# Cockapoo + work



## Rufini (Sep 9, 2011)

So I've been working a lot of overtime in the evening for work and tonight my boyfriend is working so poor Vincent has been a little ignored (he has a full kong, a pigs ear, toys and treats....my little 'Poo just loves to cuddle more than all that!) so became impatience and this is what happened...............




























p.s. that's yogurt on his nose and face...he did have a go with his kong by just smooshing his face on it..... oh Vincent


----------



## lady amanda (Nov 26, 2010)

HAHAH! Ruth you better listen and have a good cuddle with your boy!! you know I always thought he was bigger than that! I think that is the first time I was able to really gauge his size! he looks built just like Lady....how much does he weigh?? I know you just posted it on another thread I just cant remember....Lady is about 18 pounds so that is about 8.1kg


----------



## Rufini (Sep 9, 2011)

He's 12KG. He's not that tall, but he's long! Plus he has a massive head xD

Plus his mainly muscle, hefty muscle man Vincent! He's a working cross mini but was the runt so we always knew he had the potential to be on the small side. He's my little man <3


----------



## lady amanda (Nov 26, 2010)

oh I guess he is bigger than my little lady. lol. awww little muscle man vincent


----------



## mairi1 (Mar 12, 2012)

Aw Vincent is gorgeous, these are fab photos of him


----------



## Muttley Brody (Feb 14, 2012)

What lovely photos.


----------



## Rufini (Sep 9, 2011)

lady amanda said:


> oh I guess he is bigger than my little lady. lol. awww little muscle man vincent


I've just finished my work (10 hour day :/) so now going to spend half an hour cuddled in bed with Vincent watching some Family Guy!


----------



## Jeanie (Jan 23, 2012)

That's so cute. 
Poor little thing feeling all left out. 
I painted our sitting room today and u could say so did Tilly. 
She followed me everywhere and lay at my feet. Just incase she missed out. Lol 😄


Jeanie x


----------



## Kirsty (Sep 9, 2011)

Poor Vincent!! What is it you do as a career Ruth?

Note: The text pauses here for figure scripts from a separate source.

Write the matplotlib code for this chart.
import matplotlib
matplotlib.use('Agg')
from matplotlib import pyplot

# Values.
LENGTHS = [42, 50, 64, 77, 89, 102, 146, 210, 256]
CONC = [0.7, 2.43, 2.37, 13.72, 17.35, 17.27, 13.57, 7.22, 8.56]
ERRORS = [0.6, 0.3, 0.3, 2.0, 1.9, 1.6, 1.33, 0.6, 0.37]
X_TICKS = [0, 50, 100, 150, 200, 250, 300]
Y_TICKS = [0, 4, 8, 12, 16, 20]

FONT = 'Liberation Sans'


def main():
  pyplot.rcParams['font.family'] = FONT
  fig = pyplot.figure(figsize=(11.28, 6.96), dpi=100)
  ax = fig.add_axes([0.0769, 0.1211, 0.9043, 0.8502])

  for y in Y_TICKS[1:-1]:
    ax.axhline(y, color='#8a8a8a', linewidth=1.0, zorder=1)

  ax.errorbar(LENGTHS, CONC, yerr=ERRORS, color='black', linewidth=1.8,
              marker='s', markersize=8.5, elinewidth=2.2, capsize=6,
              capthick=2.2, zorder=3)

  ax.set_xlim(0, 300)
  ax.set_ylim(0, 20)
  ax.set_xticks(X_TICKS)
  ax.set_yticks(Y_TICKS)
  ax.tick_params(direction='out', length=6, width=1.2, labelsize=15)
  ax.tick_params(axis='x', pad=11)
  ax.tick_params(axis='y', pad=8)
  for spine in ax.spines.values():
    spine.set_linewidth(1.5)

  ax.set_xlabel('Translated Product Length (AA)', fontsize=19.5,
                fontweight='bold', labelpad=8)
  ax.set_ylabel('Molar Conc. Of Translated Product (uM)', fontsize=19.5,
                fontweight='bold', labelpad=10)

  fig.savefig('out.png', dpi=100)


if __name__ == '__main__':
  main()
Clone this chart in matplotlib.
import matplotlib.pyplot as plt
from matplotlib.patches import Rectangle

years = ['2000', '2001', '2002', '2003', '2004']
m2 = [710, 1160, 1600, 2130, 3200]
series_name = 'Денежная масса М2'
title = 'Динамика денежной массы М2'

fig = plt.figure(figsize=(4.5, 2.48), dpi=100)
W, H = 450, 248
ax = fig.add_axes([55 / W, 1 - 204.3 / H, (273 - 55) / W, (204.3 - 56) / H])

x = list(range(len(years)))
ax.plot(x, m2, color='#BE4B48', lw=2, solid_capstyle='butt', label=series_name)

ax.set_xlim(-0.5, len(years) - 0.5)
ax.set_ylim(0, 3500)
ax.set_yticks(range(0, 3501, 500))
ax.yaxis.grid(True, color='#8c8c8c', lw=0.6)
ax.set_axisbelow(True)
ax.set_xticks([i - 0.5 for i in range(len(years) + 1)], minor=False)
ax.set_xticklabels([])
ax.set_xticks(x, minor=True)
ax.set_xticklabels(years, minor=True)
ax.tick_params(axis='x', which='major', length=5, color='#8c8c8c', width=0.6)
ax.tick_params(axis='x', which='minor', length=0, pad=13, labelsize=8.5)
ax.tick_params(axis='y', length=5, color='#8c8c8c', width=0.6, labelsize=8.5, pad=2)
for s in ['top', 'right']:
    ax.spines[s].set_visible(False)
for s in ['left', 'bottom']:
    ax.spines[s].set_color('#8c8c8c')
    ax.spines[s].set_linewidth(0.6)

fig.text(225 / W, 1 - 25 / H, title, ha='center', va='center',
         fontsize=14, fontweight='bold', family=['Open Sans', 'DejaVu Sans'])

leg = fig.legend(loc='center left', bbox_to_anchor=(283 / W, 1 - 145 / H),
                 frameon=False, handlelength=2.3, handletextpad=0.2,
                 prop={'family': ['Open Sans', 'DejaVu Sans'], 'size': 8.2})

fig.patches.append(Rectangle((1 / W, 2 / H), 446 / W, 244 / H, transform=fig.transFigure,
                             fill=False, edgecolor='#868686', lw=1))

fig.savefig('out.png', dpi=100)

I did a couple of hours on Sunday and in between typing with one hand and cuddling with the other, I looked down to find I was surrounded by every toy.


----------



## dave the dog (Jun 4, 2011)

Loving his haircut! His face is gorgeous!
Meg x


----------



## Rufini (Sep 9, 2011)

Kirsty said:


> Poor Vincent!! What is it you do as a career Ruth?
> 
> I did a couple of hours on Sunday and in between typing with one hand and cuddling with the other, I looked down to find I was surrounded by every toy.


It's hard to describe...! My official title is 'Regulatory Specialist' In short terms I'm a scientist working with chemical law.....! (I'm an environmental scientist NOT a lawyer!!)


----------



## S.Claire (Sep 1, 2011)

VINCENT IS LUSH!!!! I love him and I can so relate to the 'i'm bored mummy, cuddle me please!'


----------



## wilfiboy (Sep 18, 2010)

Runt :tapedshut::tapedshut::tapedshut: I hope you didn't say that out loud he is gorgeous, I'm sure he's only trying to help x


----------



## Rufini (Sep 9, 2011)

He was trying hard! He tried to help me type too...........


----------



## Scarlett (Dec 15, 2011)

lol poor Vincent! How could anyone leave that cute little face to work?  It reminds me a lot of Scarlett - she loves attention and gets upset if I have something else to do - she has been putting her face on my keyboard as I type this!


----------



## Jedicrazy (Apr 26, 2011)

I love Vincent! Work or cuddle, work or cuddle.....hmmmm I would choose cuddle any day!


----------



## Rufini (Sep 9, 2011)

d'aw thanks everyone. Vincent will start to get a big head soon!!


----------



## Spencer1 (Feb 19, 2012)

This is so funny, when Nelly goes to work with my mum she does the exact same and my mum cant help but stop and give her a snuggle.....its so funny what they do isn't it. 
I love his haircut aswell.


----------



## Rufini (Sep 9, 2011)

Heehee thanks  He's actually a bit shaggier than we normally like him so he's off for a haircut on Monday!


----------